The brevity of Krapp’s Last Tape is utterly appropriate to its theme, both vast and simple, about the brevity of life and our isolation in the present moment. This performance opens with a remarkably long part in which Krapp sits motionless, a minimalist, painterly coup de theatre that simultaneously creates suspenseful anticipation and embodies the suspended animation of life in which Beckett’s characters so often wait.
Beckett remains a master of theatrical effect whose gestic and temporal devices make text secondary. The timing in this production seems perfect, perhaps paradoxically since most of Krapp’s actions seem casual. One impulsive sweep of Krapp’s right hand conveys a staggering moment of recognition for Krapp, and perhaps for the audience.

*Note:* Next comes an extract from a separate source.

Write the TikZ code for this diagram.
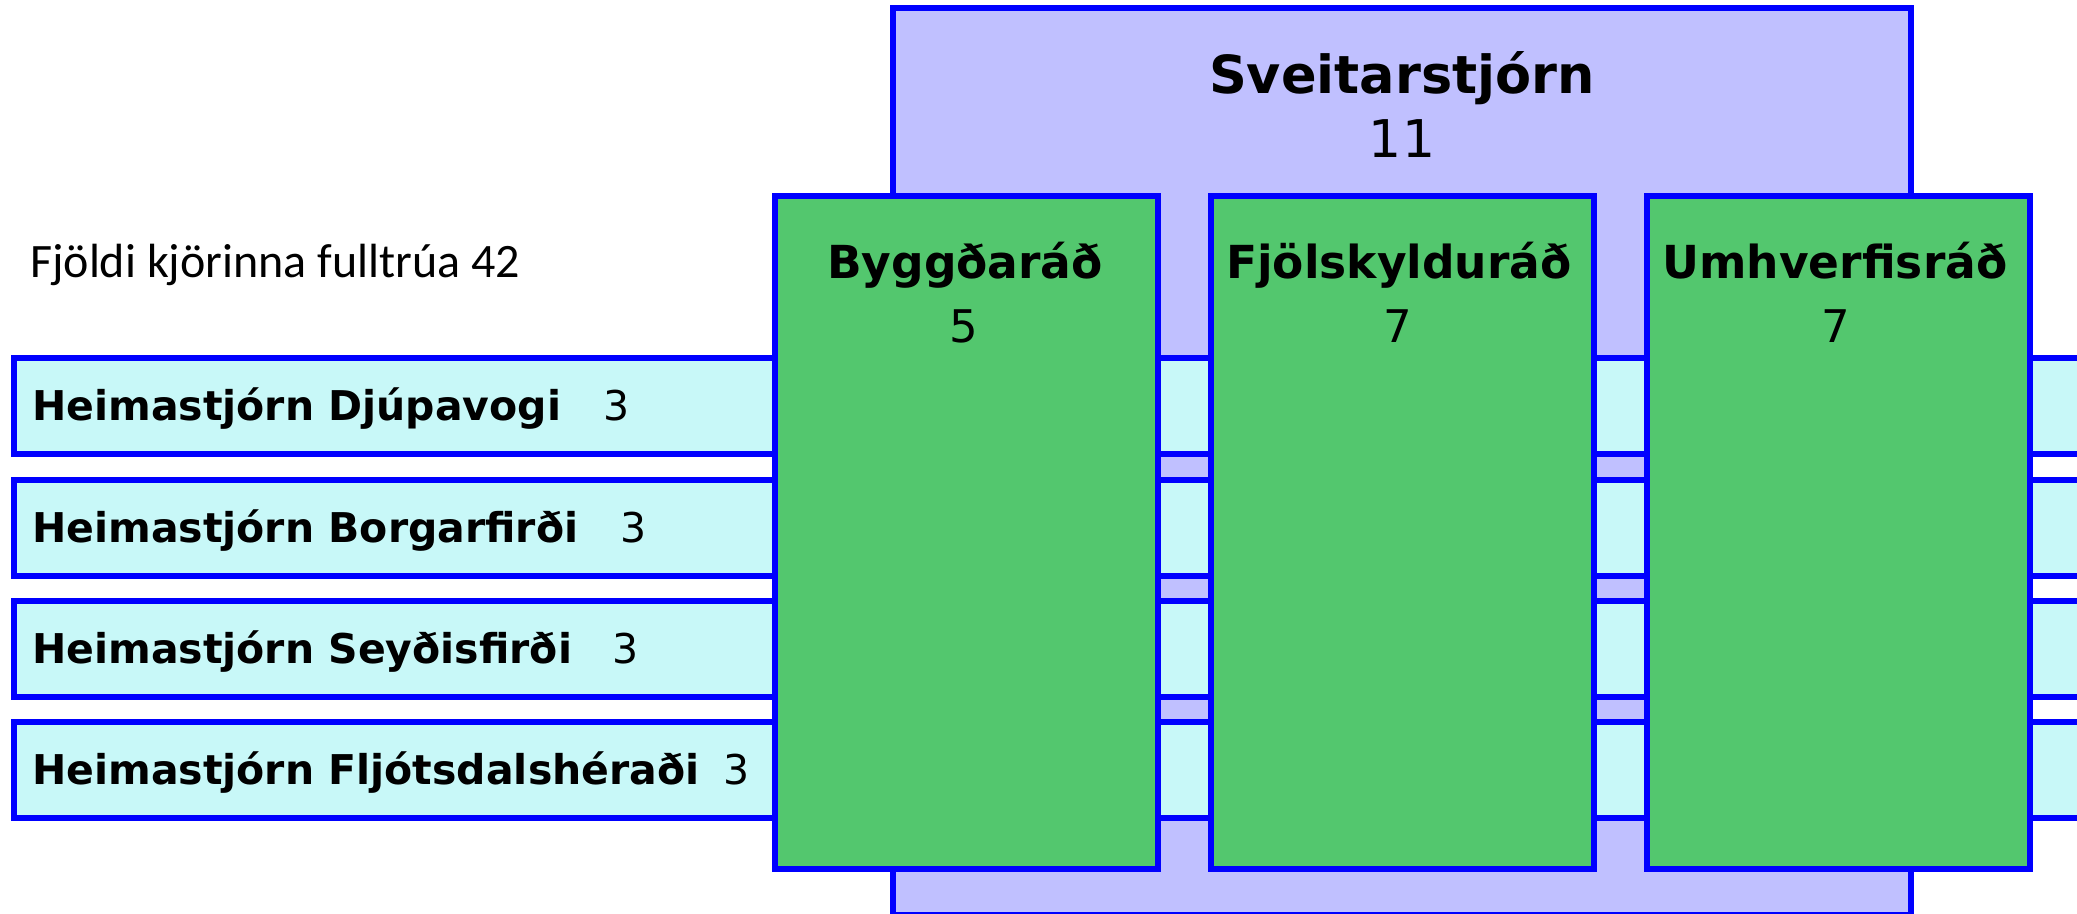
\documentclass[tikz,border=0pt]{standalone}
\usepackage{fontspec}
\setmainfont{DejaVu Sans}
\newfontfamily\carl{Carlito}
\definecolor{lav}{HTML}{C0C0FF}
\definecolor{cyanbar}{HTML}{C8F8F8}
\definecolor{grn}{HTML}{53C76E}
\definecolor{bord}{HTML}{0000FF}
\begin{document}
\begin{tikzpicture}[x=1pt,y=-1pt,
  box/.style={draw=bord,line width=6pt,anchor=north west,inner sep=0pt,outer sep=0pt},
  lavbox/.style={box,fill=lav,minimum width=1018pt,minimum height=907pt},
  barbox/.style={box,fill=cyanbar,minimum width=2086pt,minimum height=96pt},
  grnbox/.style={box,fill=grn,minimum width=383pt,minimum height=673pt},
  ttl/.style={inner sep=0pt,anchor=base,font=\fontsize{#1}{#1}\selectfont\bfseries},
  num/.style={inner sep=0pt,anchor=base,font=\fontsize{#1}{#1}\selectfont},
  bartxt/.style={inner sep=0pt,anchor=base west,font=\fontsize{41}{41}\selectfont\bfseries},
  barnum/.style={inner sep=0pt,anchor=base west,font=\fontsize{41}{41}\selectfont}]
\useasboundingbox (0,0) rectangle (2077,913);
% council box
\node[lavbox] (sv) at (893,8) {};
\node[ttl=52.5] (svt) at (1402,93) {Sveitarstjórn};
\node[num=52] (svn) at (1402,157) {11};
% bars
\node[barbox] (b1) at (14,358) {};
\node[barbox] (b2) at (14,480) {};
\node[barbox] (b3) at (14,601) {};
\node[barbox] (b4) at (14,722) {};
\node[bartxt] (b1t) at (32,420) {Heimastjórn Djúpavogi};
\node[bartxt] (b2t) at (32,542) {Heimastjórn Borgarfirði};
\node[bartxt] (b3t) at (32,663) {Heimastjórn Seyðisfirði};
\node[bartxt] (b4t) at (32,784) {Heimastjórn Fljótsdalshéraði};
\node[barnum] (b1n) at (603,420) {3};
\node[barnum] (b2n) at (620,542) {3};
\node[barnum] (b3n) at (612,663) {3};
\node[barnum] (b4n) at (723,784) {3};
% committees
\node[grnbox] (g1) at (775,196) {};
\node[grnbox] (g2) at (1211,196) {};
\node[grnbox] (g3) at (1647,196) {};
\node[ttl=45.5] (g1t) at (965,278) {Byggðaráð};
\node[num=45] (g1n) at (964,342) {5};
\node[ttl=45.5] (g2t) at (1399,278) {Fjölskylduráð};
\node[num=45] (g2n) at (1398,342) {7};
\node[ttl=45.5] (g3t) at (1835,278) {Umhverfisráð};
\node[num=45] (g3n) at (1836,342) {7};
% caption
\node[inner sep=0pt,anchor=base west,font=\carl\fontsize{48}{48}\selectfont] (cap) at (30,277) {Fjöldi kjörinna fulltrúa 42};
\end{tikzpicture}
\end{document}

The very best theatre is not comforting entertainment. It fulfills the classic role of Greek tragedy by bringing a community together to confront home truths about themselves and their society, not just about characters on stage. American theatre today too often does the opposite, pandering to our need for reassurance, our desire to feel superior to others, and our wish to splash happily in the shallow end of the emotional and political pool. In evidence, I offer Love, Loss and What I Wore.
John Gardner once asserted that although Beckett’s audiences should “cry out with tragic recognition,” they instead merely laugh, while sensing no further connection than that they, too, once felt as miserable as Beckett’s characters, but snapped out of it.
Perhaps. One cannot actually know how individuals in an audience absorb and are changed by what they see on stage, but everyone who goes to serious theatre has been profoundly moved there once in a while. We can hope that most in an audience are moved towards deeper understanding. At theatre prices today, why waste the opportunity?
To the extent that we do glimpse reality and then fall back into denial, we emulate many of Beckett’s characters. To the extent that we muster the courage to experience our own recognition scenes, we acknowledge Beckett’s greatness.